Has anyone else noticed that when running multiple SMART Long tests in SCALE it’s taking noticeably longer to complete Vs CORE?
Appreciate my example is rather extreme with 90 drives however I’ve schedule this on my CORE systems to run SMART Long on all my drives at the same time on a given date and never noticed an issue over many years however with my two new SCALE systems version 24.10.2 the tests are taking much longer and often never completing before they are due to run again (monthly).
A quick look online does suggest some fundamental differences in how FreeBSD and Linux run SMART tests.
Im going to try staggering them in batches of say 20 and see if that improves things but was curious to hear if anyone else had noticed this?
I’d strongly recommend you take a look at Multi-Report
It’s a handy script, written specifically for TruesNAS, that schedules SMART testing for the HDDs in your systems with the intention of spreading the tests over a calendar month.
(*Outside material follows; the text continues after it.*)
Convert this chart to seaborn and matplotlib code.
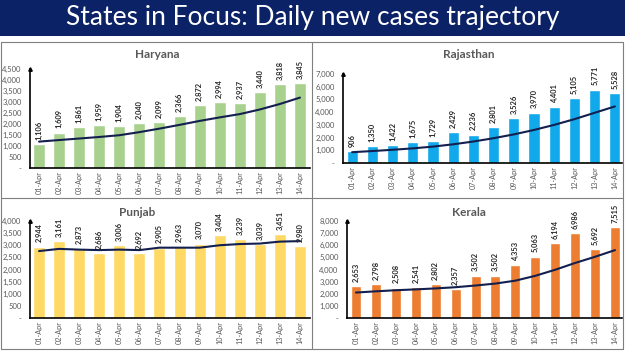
import matplotlib.pyplot as plt
import seaborn as sns
import pandas as pd
import numpy as np
from matplotlib.patches import Rectangle
from matplotlib.lines import Line2D
from matplotlib.ticker import FuncFormatter, MultipleLocator

# ---- data ----
dates = ["01-Apr", "02-Apr", "03-Apr", "04-Apr", "05-Apr", "06-Apr", "07-Apr",
         "08-Apr", "09-Apr", "10-Apr", "11-Apr", "12-Apr", "13-Apr", "14-Apr"]

haryana = [1106, 1609, 1861, 1959, 1904, 2040, 2099, 2366, 2872, 2994, 2937, 3440, 3818, 3845]
haryana_trend = [1200, 1270, 1340, 1410, 1490, 1630, 1790, 1960, 2140, 2300, 2450, 2660, 2910, 3200]

rajasthan = [906, 1350, 1422, 1675, 1729, 2429, 2236, 2801, 3526, 3970, 4401, 5105, 5771, 5528]
rajasthan_trend = [850, 940, 1040, 1150, 1290, 1470, 1690, 1950, 2250, 2600, 3000, 3450, 3950, 4450]

punjab = [2944, 3161, 2873, 2686, 3006, 2692, 2905, 2963, 3070, 3404, 3239, 3039, 3451, 2980]
punjab_trend = [2760, 2850, 2820, 2800, 2820, 2800, 2900, 2900, 2900, 3000, 3050, 3070, 3150, 3170]

kerala = [2653, 2798, 2508, 2541, 2802, 2357, 3502, 3502, 4353, 5063, 6194, 6986, 5692, 7515]
kerala_trend = [2100, 2200, 2290, 2360, 2440, 2540, 2680, 2840, 3080, 3480, 3980, 4540, 5050, 5600]

sns.set_style("white")
plt.rcParams['font.family'] = ['Lato', 'DejaVu Sans']

W, H = 625, 351
fig = plt.figure(figsize=(6.25, 3.51), dpi=100)


def px_axes(left, right, top, bottom):
    return fig.add_axes([left / W, 1 - bottom / H, (right - left) / W, (bottom - top) / H])


def panel(rect, name, values, trend, color, ymax, step, bar_w, xlim_r, title_xy):
    ax = px_axes(*rect)
    df = pd.DataFrame({"date": dates, "cases": values})
    sns.barplot(data=df, x="date", y="cases", color=color, width=bar_w,
                saturation=1, ax=ax)
    sns.lineplot(x=np.arange(len(trend)), y=trend, color="#13204f", linewidth=1.5, ax=ax)
    ax.set_xlim(-0.45, xlim_r)
    ax.set_ylim(0, ymax)
    ax.yaxis.set_major_locator(MultipleLocator(step))
    ax.yaxis.set_major_formatter(FuncFormatter(lambda v, p: "-" if v == 0 else f"{v:,.0f}"))
    ax.set_xlabel("")
    ax.set_ylabel("")
    ax.bar_label(ax.containers[0], labels=[f"{v:,}" for v in values], rotation=90,
                 padding=3, fontsize=5.4, fontweight="bold", color="#262626")
    ax.tick_params(axis="x", labelrotation=90, labelsize=5.2, colors="#595959", length=0, pad=2)
    ax.tick_params(axis="y", labelsize=5.5, colors="#595959", length=0, pad=6)
    sns.despine(ax=ax)
    for s in ("left", "bottom"):
        ax.spines[s].set_color("black")
        ax.spines[s].set_linewidth(1.2)
    ax.plot(0, 1.0, marker="^", color="black", markersize=2.5, transform=ax.transAxes, clip_on=False)
    fig.text(title_xy[0] / W, 1 - title_xy[1] / H, name, ha="center", va="center",
             fontsize=8.5, fontweight="bold", color="#595959")
    return ax


panel((30, 310, 69, 168), "Haryana", haryana, haryana_trend, "#a9d18e", 4500, 500, 0.6, 13.5, (157, 55))
panel((343, 622, 74, 163), "Rajasthan", rajasthan, rajasthan_trend, "#12a9ec", 7000, 1000, 0.55, 13.35, (469, 55))
panel((30, 310, 221, 318), "Punjab", punjab, punjab_trend, "#ffd966", 4000, 500, 0.6, 13.5, (137, 212))
panel((347, 622, 221, 318), "Kerala", kerala, kerala_trend, "#ed7d31", 8000, 1000, 0.5, 13.35, (469, 212))

# header band
fig.patches.append(Rectangle((0, 1 - 36 / H), 1, 36 / H, transform=fig.transFigure,
                             facecolor="#0c2266", edgecolor="none", zorder=0))
fig.text(0.5, 1 - 18 / H, "States in Focus: Daily new cases trajectory", ha="center", va="center",
         fontsize=19, color="white")

# panel frames
gray = "#7f7f7f"
for (x0, y0, x1, y1) in [(1, 42, 623, 42), (1, 349, 623, 349), (1, 42, 1, 349), (623, 42, 623, 349),
                         (312, 42, 312, 349), (1, 198, 623, 198)]:
    fig.add_artist(Line2D([x0 / W, x1 / W], [1 - y0 / H, 1 - y1 / H], transform=fig.transFigure,
                          color=gray, linewidth=0.8))

fig.savefig("out.png", dpi=100)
It emails you a report on your overall disk health each time it runs.
1 Like
Impossible, Okay, Possible, but only because the drives must be significantly more active on your CORE system. That is the only thing that will slow a SMART test down, priority goes to requested operations, SMART tests are at the bottom of the priority list.
Drive_Selftest (part of Multi-Report) will schedule all your drives for you, 90 drives is a lot. It can perform drive tests “All Daily”, Once a Week, or One a Month.
To see what it would do, grab the script form GitHub, run it using the -demo switch. That will give you the default setup output. Now what you will really want to see is -demo long 1 month which will let you know which drives would be Long tested on which day of the month. If you do not want testing on the weekend, edit the script settings to remove Saturday and Sunday testing, run the demo again.
The trick, for now, you must run the script everyday. If you miss a day, the drive(s) scheduled for that day are missed. I am working to resolve that, something I didn’t plan to need to do but it is in the next version which I hope will be out next month.
1 Like
Thanks all, it’s nice to just have a sounding board sometimes.
Mystery solved. It appears to be a difference in the drives firmware version.
On these new systems that are coincidentally running SCALE (hence my assumption) Im running 24TB Seagate EXOS SAS drives. Checking out the 180 drives (two systems) I have a mixture of version EE03, EE04 and EE05. It appears that EE03 doesn’t like doing long SMART tests and seemingly freezes at 100%. EE05 is quite happy and works as expected while EE04 seems a bit hit and miss.